Android Dreams

“The danger is never that robots disobey, but that they obey perfectly.”

Takeaways

  1. Vertical robotics companies can win billion-dollar task domains without Embodied General Intelligence (EGI). They also will not be outcompeted in those domains by EGI. This is because cost, speed, and quality determine adoption, and humanoid EGI justifies its cost only in complex domains.
  2. Research in robotics will go from learning from human video to post-training from massive video models. Learning from human video is the best method to scalable collect task-specific data. Post-training from massive video models is the paradigm that enables EGI-scale information content in the training set. Video models clearly already have implicit action models.
  3. Adaptive long-term memory is true online learning and is the last bottleneck to virtual AGI. Long-term memory in humans is not only the process of information storage and retrieval, but also the meta-process of adapting the mechanisms that form notions of importance and concept connections. Both combined create online learning in humans.
  4. There is a self-reinforcing exponential curve for robots that automate robot manufacturing.
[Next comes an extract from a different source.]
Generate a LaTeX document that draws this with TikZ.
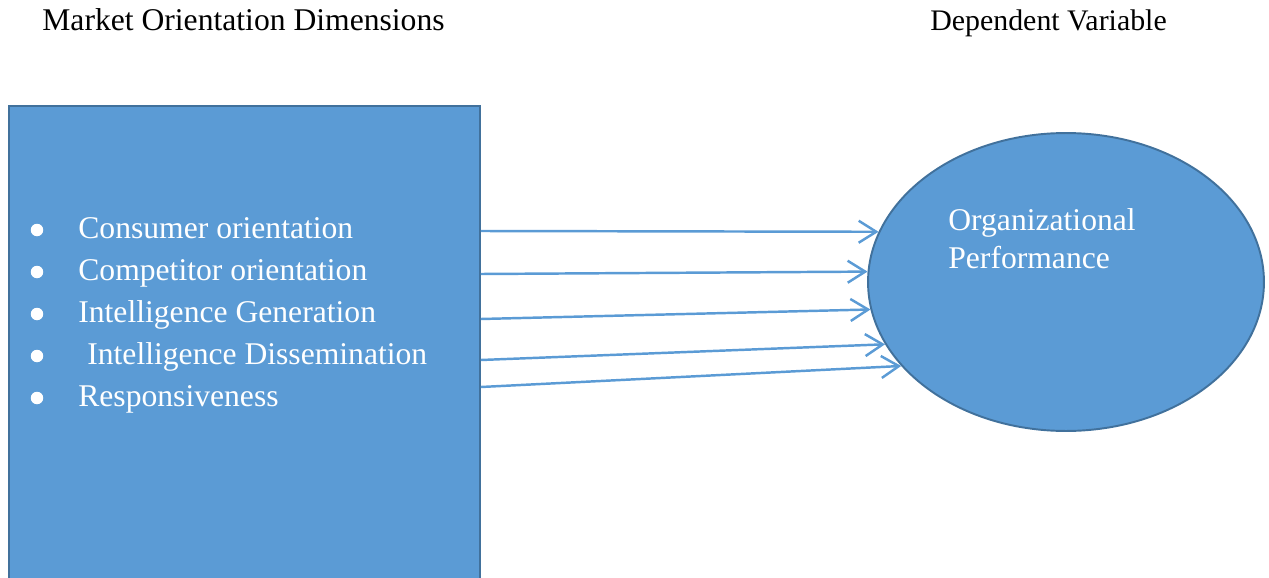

America's chance to win is to automate and subsidize actuator manufacturing, then proceed to automate every other production layer: mining, mineral processing, machining, and assembly. The self-reinforcing curve is bottlenecked by real-world resources like processed metals and equipment, which are increasingly less of a bottleneck as robot labor automates them as well.
  5. China is currently more ahead in low-cost hardware manufacturing than people think. They have 10x the actuator production, 5-10x lower input costs, 90% rare earth metal processing, 2.2x more energy production, and 10x the steel production, 10x the manufacturing robot installations, etc.
  6. Winning robotics is a national security issue because robots have backdoors. Set by the TikTok acquisition precedent, technology that gives its owner access to the American people and resources at scale is a threat.
  7. AI labs with the scale to train massive video models create Embodied General Intelligence (EGI) first, paired with a humanoid company for hardware. The base of EGI is cross-embodiment-compatible, but the final version is hardware-specific.
  8. There will be a diversity of robot form factors in the future. It will range from inexpensive, grippered, wheeled robots doing repetitive tasks to high-quality human-looking androids for service to ultra-engineered elite F1 humanoids for entertainment. Humanoids are necessary for EGI because they can learn from video data more easily.